You’ll want to adjust the structure depending on what you do and what problems you need to solve. We’re a marketing agency and that format probably works for similar setups, but product teams or developers will want to use their own format. It took us a while to hit on a structure that reliably works, so experiment.
Most of our internal meetings are audio-only, but this is one where we always do video calls. I generally find video calls a poor experience and low benefit when you’ve already spoken to someone with video once, but with a group it does work. We’ve tried pretty much every video platform — Zoom, Skype, etc — but use Hangouts Meet. Connections are always solid, there’s nothing to install, and it just works.
There’s some cool innovation in this space, including RemoteHQ which does live transcripts of your meetings and lets you add a shared browser and notes, but sadly it wasn’t quite reliable enough. Find whichever tool you want to use, and then use that every time. There’s nothing worse than starting every meeting trying to find the link, or with five minutes of “can you hear me?”.
Other remote working ideas to try
The remote co-working day is one of the ways of replicating what’s good about being in person.

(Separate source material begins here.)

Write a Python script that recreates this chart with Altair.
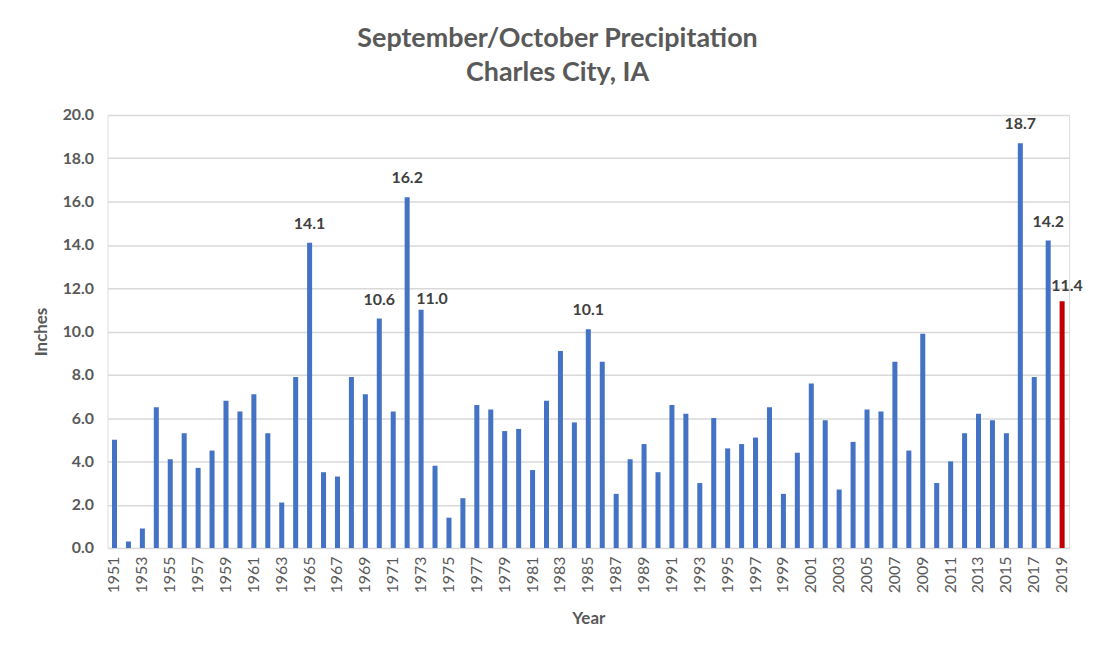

Here are three other quick-fire ideas to try that we do:
- We complement remote co-working with in-person team retreats three times a year. These are tremendous opportunities for collaboration and we get a lot done at our retreats. You can’t do everything online, and face-to-face is necessary from time to time.
- A monthly “happy half-hour”. This is a great idea I nicked from this post. You get fewer opportunities for a general chat when remote (we use Basecamp rather than Slack, so are generally asynchronous rather than always-on with chat). We fix that with half an hour for general chat, once a month! We did try weekly and fortnightly, but as we’re all on different timezones those didn’t work for us.
- “What’s happening outside of work?” Our weekly check-ins get shared with the whole team at the start of the week, and one of the questions you’re prompted to answer is “what’s happening outside of work?” We tend to just post a sentence or two, but it’s a nice way of seeing what people are up to.
Remote co-working day is easy to try
A remote co-working day is very easy to try, and I find it a huge help. It helps everyone stay connected, gives us a default date for going through complex collaborative tasks which would otherwise get missed, and lets us collaborate effectively.
It’s incredibly easy to do, and I’d highly recommend you try it out over the next couple of weeks. There’s never been a more important time to keep collaborating and innovating! And, this works whether you’re remote anyway like us, or are working remotely on a temporary basis.